EXERCISE DETAILS = Transcribe the lines below verbatim, skipping the images.

INFORMATION SHOWN =
++++
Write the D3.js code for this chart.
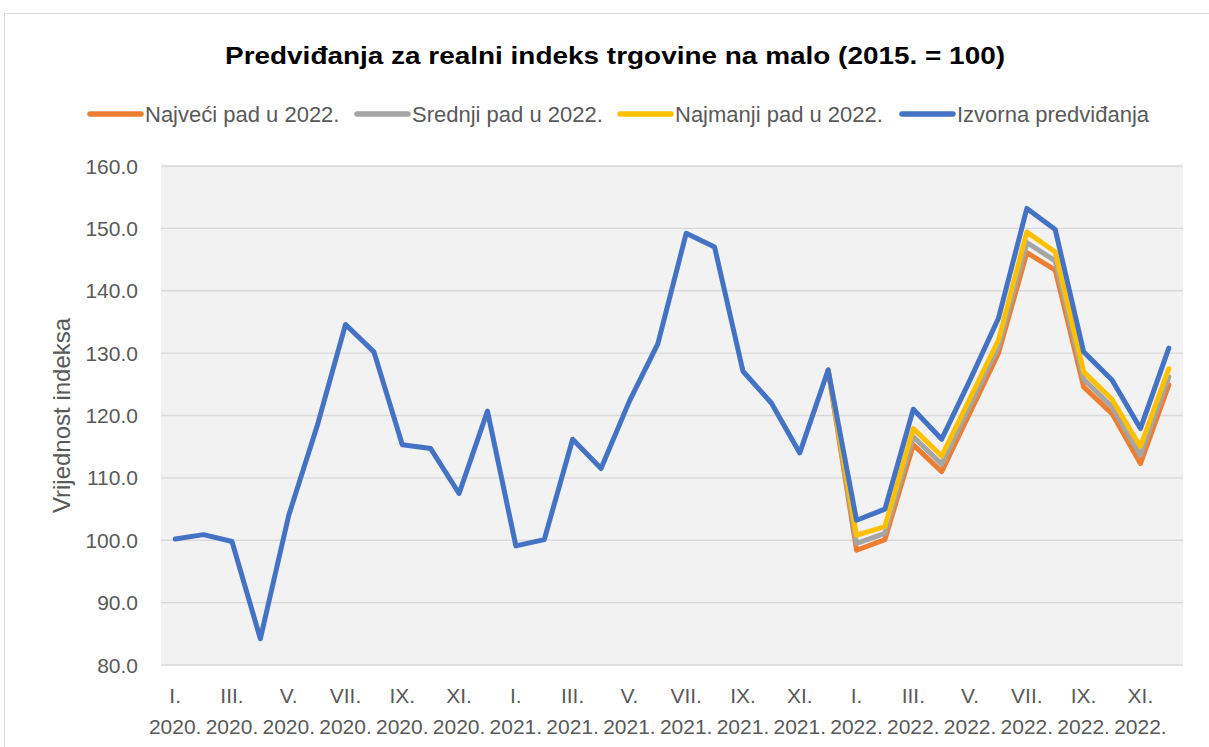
<html>
  <head>
    <meta charset="utf-8">
    <script src="https://cdn.jsdelivr.net/npm/d3@7"></script>
    <style>
      body { margin: 0; background: #fff; }
      text { font-family: "Liberation Sans", Arial, sans-serif; fill: #595959; }
    </style>
  </head>
  <body>
    <script>
      // months and years for the category axis
      var months = ["I.", "II.", "III.", "IV.", "V.", "VI.", "VII.", "VIII.", "IX.", "X.", "XI.", "XII."];
      var years = ["2020.", "2021.", "2022."];

      // Izvorna predviđanja (36 months, 2020-2022)
      var izvorna = [100.2, 100.9, 99.8, 84.2, 104.0, 118.3, 134.6, 130.2, 115.3, 114.7, 107.5, 120.7,
                     99.1, 100.1, 116.2, 111.5, 122.3, 131.5, 149.2, 147.0, 127.1, 122.0, 114.0, 127.3,
                     103.2, 105.0, 121.0, 116.2, 125.7, 135.6, 153.2, 149.8, 130.2, 125.7, 117.9, 130.8];
      // scenarios start at XII. 2021.
      var najveci  = [127.3, 98.4, 100.1, 115.3, 111.0, 120.5, 130.0, 146.1, 143.3, 124.6, 120.3, 112.3, 124.9];
      var srednji  = [127.3, 99.5, 101.1, 116.6, 112.2, 121.6, 131.0, 147.7, 144.8, 125.8, 121.4, 113.6, 126.2];
      var najmanji = [127.3, 100.8, 102.2, 117.9, 113.5, 122.8, 132.1, 149.4, 146.2, 127.0, 122.6, 115.0, 127.5];
      var scenarioStart = 23;

      var yTicks = [80, 90, 100, 110, 120, 130, 140, 150, 160];

      var width = 1209, height = 747;
      var plotL = 161, plotR = 1183, plotT = 166, plotB = 665;

      var svg = d3.select("body").append("svg")
          .attr("width", width)
          .attr("height", height);

      // chart border
      svg.append("rect")
          .attr("x", 4.5).attr("y", 13.5)
          .attr("width", 1220).attr("height", 760)
          .attr("fill", "#fff")
          .attr("stroke", "#D9D9D9");

      var labels = [];
      years.forEach(function(yr) {
        months.forEach(function(m) { labels.push({m: m, y: yr}); });
      });

      var x = d3.scaleBand()
          .domain(d3.range(labels.length))
          .range([plotL, plotR])
          .padding(0);
      var cx = function(i) { return x(i) + x.bandwidth() / 2; };

      var y = d3.scaleLinear().domain([80, 160]).range([plotB, plotT]);

      // plot background
      svg.append("rect")
          .attr("x", plotL).attr("y", plotT)
          .attr("width", plotR - plotL).attr("height", plotB - plotT)
          .attr("fill", "#F2F2F2");

      // gridlines
      svg.append("g")
        .selectAll("line")
        .data(yTicks)
        .enter().append("line")
          .attr("x1", plotL).attr("x2", plotR)
          .attr("y1", function(d) { return y(d); })
          .attr("y2", function(d) { return y(d); })
          .attr("stroke", "#D9D9D9")
          .attr("stroke-width", 1.4);

      // y tick labels
      svg.append("g")
        .selectAll("text")
        .data(yTicks)
        .enter().append("text")
          .attr("x", 138)
          .attr("y", function(d) { return y(d); })
          .attr("dy", "0.36em")
          .attr("text-anchor", "end")
          .style("font-size", "21px")
          .text(function(d) { return d.toFixed(1); });

      // x labels, every other month
      var xl = svg.append("g")
        .selectAll("text")
        .data(labels.map(function(d, i) { return {d: d, i: i}; }).filter(function(o) { return o.i % 2 === 0; }))
        .enter().append("text")
          .attr("text-anchor", "middle")
          .style("font-size", "21px");
      xl.append("tspan")
          .attr("x", function(o) { return cx(o.i); })
          .attr("y", 703)
          .text(function(o) { return o.d.m; });
      xl.append("tspan")
          .attr("x", function(o) { return cx(o.i); })
          .attr("y", 734)
          .text(function(o) { return o.d.y; });

      // y axis title
      svg.append("text")
          .attr("transform", "translate(70," + ((plotT + plotB) / 2) + ") rotate(-90)")
          .attr("text-anchor", "middle")
          .style("font-size", "24px")
          .text("Vrijednost indeksa");

      // title
      svg.append("text")
          .attr("x", 615).attr("y", 64)
          .attr("text-anchor", "middle")
          .attr("textLength", 780)
          .attr("lengthAdjust", "spacingAndGlyphs")
          .style("font-size", "24px")
          .style("font-weight", "bold")
          .style("fill", "#000")
          .text("Predviđanja za realni indeks trgovine na malo (2015. = 100)");

      var series = [
        {name: "Najveći pad u 2022.", color: "#ED7D31", values: najveci, start: scenarioStart, lx: 88},
        {name: "Srednji pad u 2022.", color: "#A5A5A5", values: srednji, start: scenarioStart, lx: 355},
        {name: "Najmanji pad u 2022.", color: "#FFC000", values: najmanji, start: scenarioStart, lx: 618},
        {name: "Izvorna predviđanja", color: "#4472C4", values: izvorna, start: 0, lx: 900}
      ];

      var line = d3.line()
          .x(function(d) { return cx(d.i); })
          .y(function(d) { return y(d.v); });

      svg.append("g")
        .selectAll("path")
        .data(series)
        .enter().append("path")
          .attr("d", function(s) {
            return line(s.values.map(function(v, k) { return {i: s.start + k, v: v}; }));
          })
          .attr("fill", "none")
          .attr("stroke", function(s) { return s.color; })
          .attr("stroke-width", 5)
          .attr("stroke-linejoin", "round")
          .attr("stroke-linecap", "round");

      // legend
      var lg = svg.append("g")
        .selectAll("g")
        .data(series)
        .enter().append("g")
          .attr("transform", function(s) { return "translate(" + s.lx + ",114)"; });
      lg.append("line")
          .attr("x1", 2).attr("x2", 53)
          .attr("stroke", function(s) { return s.color; })
          .attr("stroke-width", 5.5)
          .attr("stroke-linecap", "round");
      lg.append("text")
          .attr("x", 57).attr("y", 8)
          .style("font-size", "22px")
          .text(function(s) { return s.name; });
    </script>
  </body>
</html>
++++
RESULT OF THE TASK =
Write the D3.js code for this chart.
<html>
  <head>
    <meta charset="utf-8">
    <script src="https://cdn.jsdelivr.net/npm/d3@7"></script>
    <style>
      body { margin: 0; background: #fff; }
      text { font-family: "Liberation Sans", Arial, sans-serif; fill: #595959; }
    </style>
  </head>
  <body>
    <script>
      // months and years for the category axis
      var months = ["I.", "II.", "III.", "IV.", "V.", "VI.", "VII.", "VIII.", "IX.", "X.", "XI.", "XII."];
      var years = ["2020.", "2021.", "2022."];

      // Izvorna predviđanja (36 months, 2020-2022)
      var izvorna = [100.2, 100.9, 99.8, 84.2, 104.0, 118.3, 134.6, 130.2, 115.3, 114.7, 107.5, 120.7,
                     99.1, 100.1, 116.2, 111.5, 122.3, 131.5, 149.2, 147.0, 127.1, 122.0, 114.0, 127.3,
                     103.2, 105.0, 121.0, 116.2, 125.7, 135.6, 153.2, 149.8, 130.2, 125.7, 117.9, 130.8];
      // scenarios start at XII. 2021.
      var najveci  = [127.3, 98.4, 100.1, 115.3, 111.0, 120.5, 130.0, 146.1, 143.3, 124.6, 120.3, 112.3, 124.9];
      var srednji  = [127.3, 99.5, 101.1, 116.6, 112.2, 121.6, 131.0, 147.7, 144.8, 125.8, 121.4, 113.6, 126.2];
      var najmanji = [127.3, 100.8, 102.2, 117.9, 113.5, 122.8, 132.1, 149.4, 146.2, 127.0, 122.6, 115.0, 127.5];
      var scenarioStart = 23;

      var yTicks = [80, 90, 100, 110, 120, 130, 140, 150, 160];

      var width = 1209, height = 747;
      var plotL = 161, plotR = 1183, plotT = 166, plotB = 665;

      var svg = d3.select("body").append("svg")
          .attr("width", width)
          .attr("height", height);

      // chart border
      svg.append("rect")
          .attr("x", 4.5).attr("y", 13.5)
          .attr("width", 1220).attr("height", 760)
          .attr("fill", "#fff")
          .attr("stroke", "#D9D9D9");

      var labels = [];
      years.forEach(function(yr) {
        months.forEach(function(m) { labels.push({m: m, y: yr}); });
      });

      var x = d3.scaleBand()
          .domain(d3.range(labels.length))
          .range([plotL, plotR])
          .padding(0);
      var cx = function(i) { return x(i) + x.bandwidth() / 2; };

      var y = d3.scaleLinear().domain([80, 160]).range([plotB, plotT]);

      // plot background
      svg.append("rect")
          .attr("x", plotL).attr("y", plotT)
          .attr("width", plotR - plotL).attr("height", plotB - plotT)
          .attr("fill", "#F2F2F2");

      // gridlines
      svg.append("g")
        .selectAll("line")
        .data(yTicks)
        .enter().append("line")
          .attr("x1", plotL).attr("x2", plotR)
          .attr("y1", function(d) { return y(d); })
          .attr("y2", function(d) { return y(d); })
          .attr("stroke", "#D9D9D9")
          .attr("stroke-width", 1.4);

      // y tick labels
      svg.append("g")
        .selectAll("text")
        .data(yTicks)
        .enter().append("text")
          .attr("x", 138)
          .attr("y", function(d) { return y(d); })
          .attr("dy", "0.36em")
          .attr("text-anchor", "end")
          .style("font-size", "21px")
          .text(function(d) { return d.toFixed(1); });

      // x labels, every other month
      var xl = svg.append("g")
        .selectAll("text")
        .data(labels.map(function(d, i) { return {d: d, i: i}; }).filter(function(o) { return o.i % 2 === 0; }))
        .enter().append("text")
          .attr("text-anchor", "middle")
          .style("font-size", "21px");
      xl.append("tspan")
          .attr("x", function(o) { return cx(o.i); })
          .attr("y", 703)
          .text(function(o) { return o.d.m; });
      xl.append("tspan")
          .attr("x", function(o) { return cx(o.i); })
          .attr("y", 734)
          .text(function(o) { return o.d.y; });

      // y axis title
      svg.append("text")
          .attr("transform", "translate(70," + ((plotT + plotB) / 2) + ") rotate(-90)")
          .attr("text-anchor", "middle")
          .style("font-size", "24px")
          .text("Vrijednost indeksa");

      // title
      svg.append("text")
          .attr("x", 615).attr("y", 64)
          .attr("text-anchor", "middle")
          .attr("textLength", 780)
          .attr("lengthAdjust", "spacingAndGlyphs")
          .style("font-size", "24px")
          .style("font-weight", "bold")
          .style("fill", "#000")
          .text("Predviđanja za realni indeks trgovine na malo (2015. = 100)");

      var series = [
        {name: "Najveći pad u 2022.", color: "#ED7D31", values: najveci, start: scenarioStart, lx: 88},
        {name: "Srednji pad u 2022.", color: "#A5A5A5", values: srednji, start: scenarioStart, lx: 355},
        {name: "Najmanji pad u 2022.", color: "#FFC000", values: najmanji, start: scenarioStart, lx: 618},
        {name: "Izvorna predviđanja", color: "#4472C4", values: izvorna, start: 0, lx: 900}
      ];

      var line = d3.line()
          .x(function(d) { return cx(d.i); })
          .y(function(d) { return y(d.v); });

      svg.append("g")
        .selectAll("path")
        .data(series)
        .enter().append("path")
          .attr("d", function(s) {
            return line(s.values.map(function(v, k) { return {i: s.start + k, v: v}; }));
          })
          .attr("fill", "none")
          .attr("stroke", function(s) { return s.color; })
          .attr("stroke-width", 5)
          .attr("stroke-linejoin", "round")
          .attr("stroke-linecap", "round");

      // legend
      var lg = svg.append("g")
        .selectAll("g")
        .data(series)
        .enter().append("g")
          .attr("transform", function(s) { return "translate(" + s.lx + ",114)"; });
      lg.append("line")
          .attr("x1", 2).attr("x2", 53)
          .attr("stroke", function(s) { return s.color; })
          .attr("stroke-width", 5.5)
          .attr("stroke-linecap", "round");
      lg.append("text")
          .attr("x", 57).attr("y", 8)
          .style("font-size", "22px")
          .text(function(s) { return s.name; });
    </script>
  </body>
</html>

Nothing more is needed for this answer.